OpenGVLab / LLaMA-Adapter

[ICLR 2024] Fine-tuning LLaMA to follow Instructions within 1 Hour and 1.2M Parameters
GNU General Public License v3.0
5.71k stars 370 forks source link

Runtime Error when running fine tuning script. #41

Open seelenbrecher opened 1 year ago

seelenbrecher commented 1 year ago

Hi,

I have tried run alpaca_finetuning_v1/finetuning.sh and encounter runtime error.

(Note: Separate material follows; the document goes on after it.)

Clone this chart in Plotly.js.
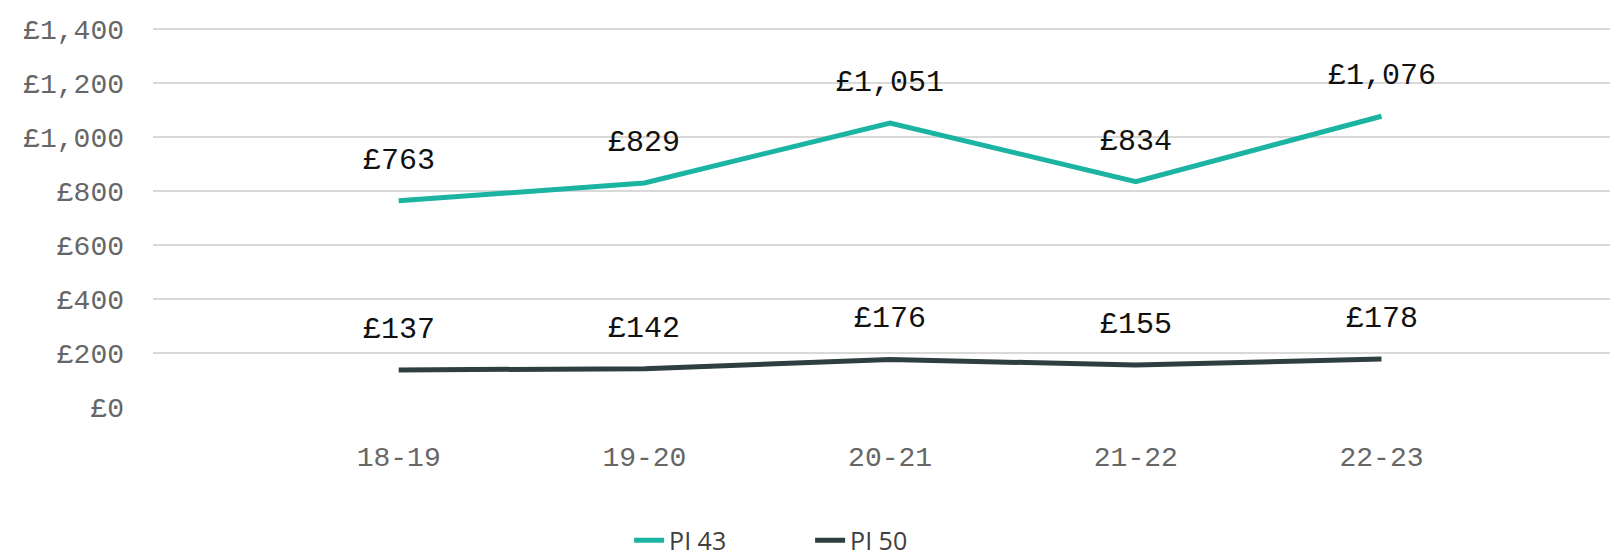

Traceback (most recent call last):
  File "finetuning.py", line 294, in <module>
    main(args)
  File "finetuning.py", line 253, in main
    train_stats = train_one_epoch(
  File "/home/LLaMA-Adapter/alpaca_finetuning_v1/engine_finetuning.py", line 50, in train_one_epoch
    loss /= accum_iter
RuntimeError: Output 0 of _DDPSinkBackward is a view and is being modified inplace. This view was created inside a custom Func
tion (or because an input was returned as-is) and the autograd logic to handle view+inplace would override the custom backward
 associated with the custom Function, leading to incorrect gradients. This behavior is forbidden. You can fix this by cloning
the output of the custom Function.

I tried cloning the loss by adding loss = loss.clone() before calling loss /= accum_iter, and the script is working. However, I am not sure whether this will affect the backward process (or the training) or not. Besides, any suggestion to avoid this runtime error?

My environment:

GPU = NVIDIA Tesla V100 SXM3 32 GB
CUDA Version = 11.1
torch version = 1.10.1+cu111

Thank you

aojunzz commented 1 year ago

you can use higher PyTorch version, the default version is PyTorch2.0.